Now, that means in any given year there’s a 99% chance you’re not going to get flooded. In 100 years, that means a 0.99100 or a 36.6% chance of not getting flooded. A 2/3 chance of having water washing through your home at some point there. Basically, that’s a guarantee that in the next century your home will be damper than normal – because the 1 in 100 year events are calculated off historic data, not forward climate models. And the forward models say that things are only going to get more extreme; have you noticed how 1 in 100 year events seem to happen to the same place every decade or so?

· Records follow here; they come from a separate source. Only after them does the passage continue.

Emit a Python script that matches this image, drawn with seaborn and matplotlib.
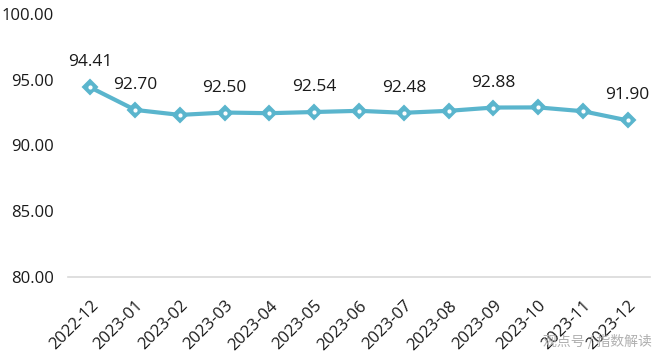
import matplotlib
matplotlib.use("Agg")
import matplotlib.pyplot as plt
import seaborn as sns
import pandas as pd

months = ["2022-12", "2023-01", "2023-02", "2023-03", "2023-04", "2023-05", "2023-06",
          "2023-07", "2023-08", "2023-09", "2023-10", "2023-11", "2023-12"]
values = [94.41, 92.70, 92.32, 92.50, 92.45, 92.54, 92.63, 92.48, 92.63, 92.88, 92.89, 92.60, 91.90]
labeled = ["2022-12", "2023-01", "2023-03", "2023-05", "2023-07", "2023-09", "2023-12"]
yticks = [80, 85, 90, 95, 100]

sns.set_theme(style="white")
plt.rcParams['font.family'] = ['Open Sans', 'Noto Sans CJK SC', 'DejaVu Sans']

df = pd.DataFrame({"month": months, "value": values})
df["x"] = range(len(months))

fig = plt.figure(figsize=(6.6, 3.56), dpi=100)
ax = fig.add_axes([0.103, 0.222, 0.882, 0.739])

color = "#5ab5cd"
sns.lineplot(data=df, x="x", y="value", ax=ax, color=color, linewidth=3,
             marker="D", markersize=7, markerfacecolor=color,
             markeredgecolor=color, markeredgewidth=1.5, zorder=3)
ax.scatter(df["x"], df["value"], s=4, color="white", zorder=4)

for m, v, xi in zip(months, values, df["x"]):
    if m in labeled:
        ax.annotate(f"{v:.2f}", (xi, v), xytext=(0, 18), textcoords="offset points",
                    ha="center", va="center", fontsize=12.5, color="#1a1a1a")

ax.set_xlim(-0.5, len(months) - 0.5)
ax.set_ylim(80, 100)
ax.set_yticks(yticks)
ax.set_yticklabels([f"{t:.2f}" for t in yticks], fontsize=12, color="#1a1a1a")
ax.set_xticks(list(df["x"]))
ax.set_xticklabels(months, rotation=45, ha="right", rotation_mode="anchor",
                   fontsize=12, color="#1a1a1a")
ax.tick_params(axis="y", length=0, pad=10)
ax.tick_params(axis="x", length=0, pad=15)
ax.set_xlabel("")
ax.set_ylabel("")
for s in ["top", "right", "left"]:
    ax.spines[s].set_visible(False)
ax.spines["bottom"].set_color("#d9d9d9")
ax.spines["bottom"].set_linewidth(1.2)

fig.text(0.905, 0.04, "观点号 / 指数解读", ha="center", va="center", fontsize=10,
         color="#b0b0b0", family=['Noto Sans CJK SC', 'DejaVu Sans'])

fig.savefig("out.png", dpi=100)
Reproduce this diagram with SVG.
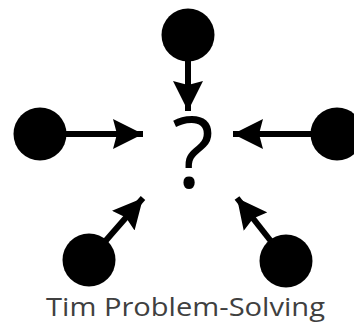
<svg xmlns="http://www.w3.org/2000/svg" width="354" height="325" viewBox="0 0 354 325">
<style>
.dot{fill:#000}
.conn{stroke:#000;stroke-width:6;fill:none}
.q{font-family:"Open Sans","Liberation Sans",sans-serif;font-weight:400;font-size:98px;fill:#000}
.lbl{font-family:"Open Sans","Liberation Sans",sans-serif;font-size:26px;fill:#404040}
</style>
<defs>
<marker id="ah" viewBox="0 0 30 30" refX="30" refY="15" markerWidth="30" markerHeight="30" markerUnits="userSpaceOnUse" orient="auto">
<path d="M0,0 L30,15 L0,30 L4,15 Z" fill="#000"/>
</marker>
</defs>
<rect width="354" height="325" fill="#fff"/>
<g id="connectors">
<line class="conn" x1="188" y1="50" x2="188" y2="111" marker-end="url(#ah)"/>
<line class="conn" x1="50" y1="134" x2="143" y2="134" marker-end="url(#ah)"/>
<line class="conn" x1="326" y1="134" x2="233" y2="134" marker-end="url(#ah)"/>
<line class="conn" x1="95" y1="253" x2="143" y2="198" marker-end="url(#ah)"/>
<line class="conn" x1="281" y1="254" x2="237" y2="198" marker-end="url(#ah)"/>
</g>
<g id="n-top"><circle class="dot" cx="188" cy="35" r="26.5"/></g>
<g id="n-left"><circle class="dot" cx="40" cy="134" r="26.5"/></g>
<g id="n-right"><circle class="dot" cx="337" cy="134" r="26.5"/></g>
<g id="n-bottom-left"><circle class="dot" cx="89" cy="260" r="26.5"/></g>
<g id="n-bottom-right"><circle class="dot" cx="286" cy="261" r="26.5"/></g>
<g id="center"><text class="q" x="193" y="188" text-anchor="middle">?</text></g>
<g id="label"><text class="lbl" x="185.5" y="316" text-anchor="middle" textLength="279" lengthAdjust="spacingAndGlyphs">Tim Problem-Solving</text></g>
</svg>
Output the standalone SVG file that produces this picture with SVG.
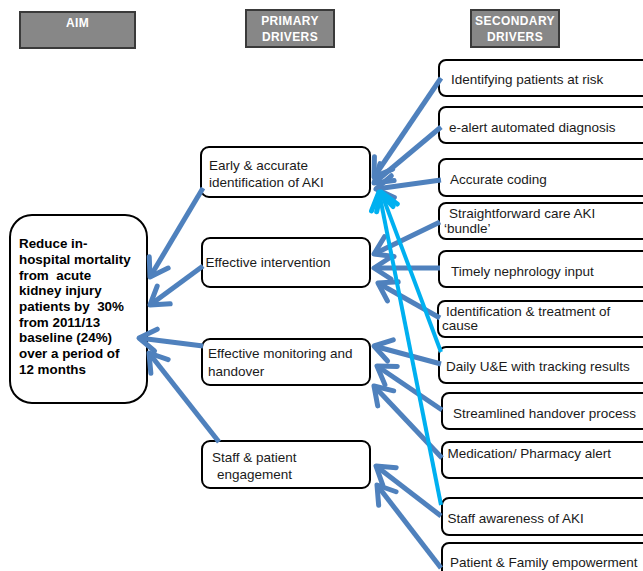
<svg xmlns="http://www.w3.org/2000/svg" width="643" height="571" viewBox="0 0 643 571">
<style>
  .hdr{fill:#878787;stroke:#3a3a3a;stroke-width:2}
  .htx{font-family:"Liberation Sans",Arial,sans-serif;font-weight:bold;font-size:12px;fill:#ffffff;letter-spacing:0.4px;text-anchor:middle}
  .box{fill:#ffffff;stroke:#000000;stroke-width:2}
  .tx{font-family:"Liberation Sans",Arial,sans-serif;font-size:13.5px;fill:#1a1a1a;white-space:pre}
  .aim{font-family:"Liberation Sans",Arial,sans-serif;font-size:13.4px;font-weight:bold;fill:#000000;white-space:pre}
  .ab{stroke:#4F81BD;stroke-width:5;fill:none}
  .ac{stroke:#00B0F0;stroke-width:4;fill:none}
</style>
<defs>
  <marker id="mb" markerUnits="userSpaceOnUse" markerWidth="26" markerHeight="26" viewBox="0 0 26 26" refX="21" refY="13" orient="auto" overflow="visible">
    <path d="M4,2 L21,13 L4,24" fill="none" stroke="#4F81BD" stroke-width="5" stroke-linejoin="round" stroke-linecap="round"/>
  </marker>
  <marker id="mc" markerUnits="userSpaceOnUse" markerWidth="26" markerHeight="26" viewBox="0 0 26 26" refX="21" refY="13" orient="auto" overflow="visible">
    <path d="M4,2 L21,13 L4,24" fill="none" stroke="#00B0F0" stroke-width="5" stroke-linejoin="round" stroke-linecap="round"/>
  </marker>
</defs>

<g id="headers">
  <g id="hdr-aim"><rect class="hdr" x="20" y="12" width="115" height="36"/><text class="htx" x="77.5" y="27">AIM</text></g>
  <g id="hdr-primary"><rect class="hdr" x="246" y="10" width="88" height="37"/><text class="htx" x="290" y="25">PRIMARY</text><text class="htx" x="290" y="41">DRIVERS</text></g>
  <g id="hdr-secondary"><rect class="hdr" x="471" y="10" width="88" height="37"/><text class="htx" x="515" y="25">SECONDARY</text><text class="htx" x="515" y="41">DRIVERS</text></g>
</g>

<g id="aim">
  <rect class="box" x="10" y="215" width="137" height="188" rx="22"/>
  <text class="aim" x="19" y="248">Reduce in-</text>
  <text class="aim" x="19" y="264">hospital mortality</text>
  <text class="aim" x="19" y="280">from  acute</text>
  <text class="aim" x="19" y="295">kidney injury</text>
  <text class="aim" x="19" y="311">patients by  30%</text>
  <text class="aim" x="19" y="327">from 2011/13</text>
  <text class="aim" x="19" y="342">baseline (24%)</text>
  <text class="aim" x="19" y="358">over a period of</text>
  <text class="aim" x="19" y="374">12 months</text>
</g>

<g id="p-early"><rect class="box" x="201" y="147" width="169" height="50" rx="8"/><text class="tx" x="209" y="169.5">Early &amp; accurate</text><text class="tx" x="209" y="187">identification of AKI</text></g>
<g id="p-intervention"><rect class="box" x="202" y="238" width="168" height="49" rx="8"/><text class="tx" x="205.5" y="267">Effective intervention</text></g>
<g id="p-monitoring"><rect class="box" x="202" y="339" width="168" height="46" rx="8"/><text class="tx" x="208" y="358">Effective monitoring and</text><text class="tx" x="208" y="376">handover</text></g>
<g id="p-engagement"><rect class="box" x="202" y="441" width="168" height="47" rx="8"/><text class="tx" x="212" y="462">Staff &amp; patient</text><text class="tx" x="217" y="479">engagement</text></g>

<g id="s-identifying"><rect class="box" x="439" y="60" width="220" height="36" rx="7"/><text class="tx" x="451" y="84">Identifying patients at risk</text></g>
<g id="s-ealert"><rect class="box" x="439" y="107" width="220" height="36" rx="7"/><text class="tx" x="449" y="132">e-alert automated diagnosis</text></g>
<g id="s-coding"><rect class="box" x="439" y="159" width="220" height="37" rx="7"/><text class="tx" x="450" y="184">Accurate coding</text></g>
<g id="s-bundle"><rect class="box" x="439" y="203" width="220" height="36" rx="7"/><text class="tx" x="449" y="218">Straightforward care AKI</text><text class="tx" x="444" y="233">‘bundle’</text></g>
<g id="s-nephrology"><rect class="box" x="439" y="251" width="220" height="36" rx="7"/><text class="tx" x="451" y="276">Timely nephrology input</text></g>
<g id="s-cause"><rect class="box" x="438" y="301" width="220" height="36" rx="7"/><text class="tx" x="446" y="316">Identification &amp; treatment of</text><text class="tx" x="442" y="330">cause</text></g>
<g id="s-daily"><rect class="box" x="439" y="347" width="220" height="36" rx="7"/><text class="tx" x="446" y="371">Daily U&amp;E with tracking results</text></g>
<g id="s-handover"><rect class="box" x="442" y="393" width="220" height="36" rx="7"/><text class="tx" x="453" y="418">Streamlined handover process</text></g>
<g id="s-medication"><rect class="box" x="442" y="442" width="220" height="36" rx="7"/><text class="tx" x="447.5" y="458">Medication/ Pharmacy alert</text></g>
<g id="s-awareness"><rect class="box" x="442" y="498" width="220" height="37" rx="7"/><text class="tx" x="447.5" y="523">Staff awareness of AKI</text></g>
<g id="s-empowerment"><rect class="box" x="442" y="543" width="220" height="40" rx="7"/><text class="tx" x="450" y="567">Patient &amp; Family empowerment</text></g>

<g id="connectors">
  <line class="ab" x1="203" y1="188" x2="150" y2="277" marker-end="url(#mb)"/>
  <line class="ab" x1="203" y1="266" x2="150" y2="305" marker-end="url(#mb)"/>
  <line class="ab" x1="203" y1="346" x2="139" y2="338" marker-end="url(#mb)"/>
  <line class="ab" x1="219" y1="442" x2="149" y2="353" marker-end="url(#mb)"/>

  <line class="ab" x1="441" y1="78" x2="374" y2="177" marker-end="url(#mb)"/>
  <line class="ab" x1="441" y1="127" x2="374" y2="183" marker-end="url(#mb)"/>
  <line class="ab" x1="441" y1="180" x2="376" y2="189" marker-end="url(#mb)"/>

  <line class="ab" x1="440" y1="222" x2="374" y2="254" marker-end="url(#mb)"/>
  <line class="ab" x1="440" y1="268" x2="374" y2="268" marker-end="url(#mb)"/>
  <line class="ab" x1="440" y1="318" x2="378" y2="283" marker-end="url(#mb)"/>

  <line class="ab" x1="441" y1="364" x2="374" y2="346" marker-end="url(#mb)"/>
  <line class="ab" x1="442" y1="410" x2="377" y2="366" marker-end="url(#mb)"/>
  <line class="ab" x1="442" y1="458" x2="374" y2="386" marker-end="url(#mb)"/>

  <line class="ab" x1="441" y1="516" x2="376" y2="466" marker-end="url(#mb)"/>
  <line class="ab" x1="441" y1="568" x2="377" y2="485" marker-end="url(#mb)"/>

  <line class="ac" x1="441" y1="352" x2="381" y2="192" marker-end="url(#mc)"/>
  <line class="ac" x1="441" y1="505" x2="379" y2="192" marker-end="url(#mc)"/>
</g>
</svg>
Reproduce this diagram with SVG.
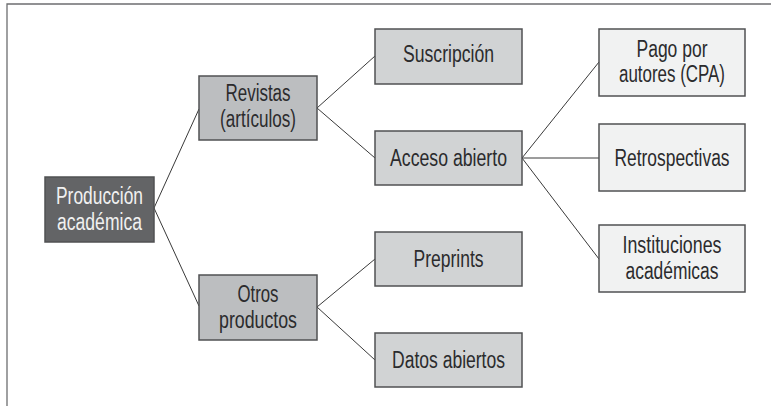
<svg xmlns="http://www.w3.org/2000/svg" width="774" height="406" viewBox="0 0 774 406">
<style>
text{font-family:"Liberation Sans",Arial,sans-serif;font-size:23px;fill:#2b2b2d;text-anchor:middle}
.n rect{stroke:#505153;stroke-width:1.5}
.d rect{fill:#636466}
.d text{fill:#f1f1f1}
.m rect{fill:#bcbec0}
.l rect{fill:#d1d3d4}
.x rect{fill:#f1f2f2}
#conn line{stroke:#3a3a3a;stroke-width:1}
</style>
<rect width="774" height="406" fill="#fff"/>
<path d="M7 406 V4 H771" fill="none" stroke="#6d6e70" stroke-width="1.3"/>
<g id="conn">
<line x1="154" y1="208" x2="199" y2="109"/>
<line x1="154" y1="208" x2="199" y2="306"/>
<line x1="317" y1="108" x2="375" y2="56"/>
<line x1="317" y1="108" x2="375" y2="158"/>
<line x1="317" y1="307" x2="375" y2="259"/>
<line x1="317" y1="307" x2="375" y2="360"/>
<line x1="522" y1="158" x2="599" y2="62"/>
<line x1="522" y1="158" x2="599" y2="158"/>
<line x1="522" y1="158" x2="599" y2="259"/>
</g>
<g id="produccion" class="n d"><rect x="45" y="177" width="109" height="65"/>
<text x="99.5" y="204" textLength="87" lengthAdjust="spacingAndGlyphs">Producción</text>
<text x="99.5" y="230" textLength="85" lengthAdjust="spacingAndGlyphs">académica</text></g>
<g id="revistas" class="n m"><rect x="199" y="76" width="118" height="64"/>
<text x="258" y="100.5" textLength="65" lengthAdjust="spacingAndGlyphs">Revistas</text>
<text x="258" y="127" textLength="76" lengthAdjust="spacingAndGlyphs">(artículos)</text></g>
<g id="otros" class="n m"><rect x="199" y="275" width="118" height="65"/>
<text x="258" y="301.5" textLength="41" lengthAdjust="spacingAndGlyphs">Otros</text>
<text x="258" y="328" textLength="78" lengthAdjust="spacingAndGlyphs">productos</text></g>
<g id="suscripcion" class="n l"><rect x="375" y="29" width="147" height="55"/>
<text x="448.5" y="62" textLength="91" lengthAdjust="spacingAndGlyphs">Suscripción</text></g>
<g id="acceso" class="n l"><rect x="375" y="131" width="147" height="54"/>
<text x="448.5" y="166" textLength="117" lengthAdjust="spacingAndGlyphs">Acceso abierto</text></g>
<g id="preprints" class="n l"><rect x="375" y="232" width="147" height="54"/>
<text x="448.5" y="267" textLength="70" lengthAdjust="spacingAndGlyphs">Preprints</text></g>
<g id="datos" class="n l"><rect x="375" y="333" width="147" height="54"/>
<text x="448.5" y="368" textLength="113" lengthAdjust="spacingAndGlyphs">Datos abiertos</text></g>
<g id="pago" class="n x"><rect x="599" y="29" width="146" height="67"/>
<text x="672" y="57" textLength="71" lengthAdjust="spacingAndGlyphs">Pago por</text>
<text x="672" y="82" textLength="106" lengthAdjust="spacingAndGlyphs">autores (CPA)</text></g>
<g id="retro" class="n x"><rect x="599" y="124" width="146" height="67"/>
<text x="672" y="166" textLength="115" lengthAdjust="spacingAndGlyphs">Retrospectivas</text></g>
<g id="instituciones" class="n x"><rect x="599" y="225" width="146" height="67"/>
<text x="672" y="253" textLength="99" lengthAdjust="spacingAndGlyphs">Instituciones</text>
<text x="672" y="279" textLength="93" lengthAdjust="spacingAndGlyphs">académicas</text></g>
</svg>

In fact, pretty much anyone you talk to – water utilities for example – will only talk about 1 in 100 events. Vital government infrastructure (stuff that has to keep operating the event of a flood disaster, like hospitals and my home) has to be above the 1 in 500 line. From what I’m told, they calculate this on a site-by-site basis rather than having a map (they’re not building a bunch of new hospitals, so it’s easier that way). Sites aren’t rated as being 1 in 110 year, you’re either in the 100 year box or not rated at all.
The gist of what I was able to read into the subtext of the hints being passed in my conversation with a town planner specializing in flooding was: Floodplains get flooded, even in cities, even if there’s a wetlands further upriver that could absorb a sudden influx of water, even if the sides of the creek are quite steep and the channel is surprisingly broad, and even if there are barricades; If you don’t like that, don’t live there.
So I won’t. It makes searching for a home so much easier, even if the homes out of the floodplain are more expensive and built on those annoyingly sloped hill things.
Actually, this reminds me of the 1972 Elizabeth St Floods my Mum told me about getting caught in. I would never have guessed a major street in our CBD could turn into a river – and then it happened again in 2010.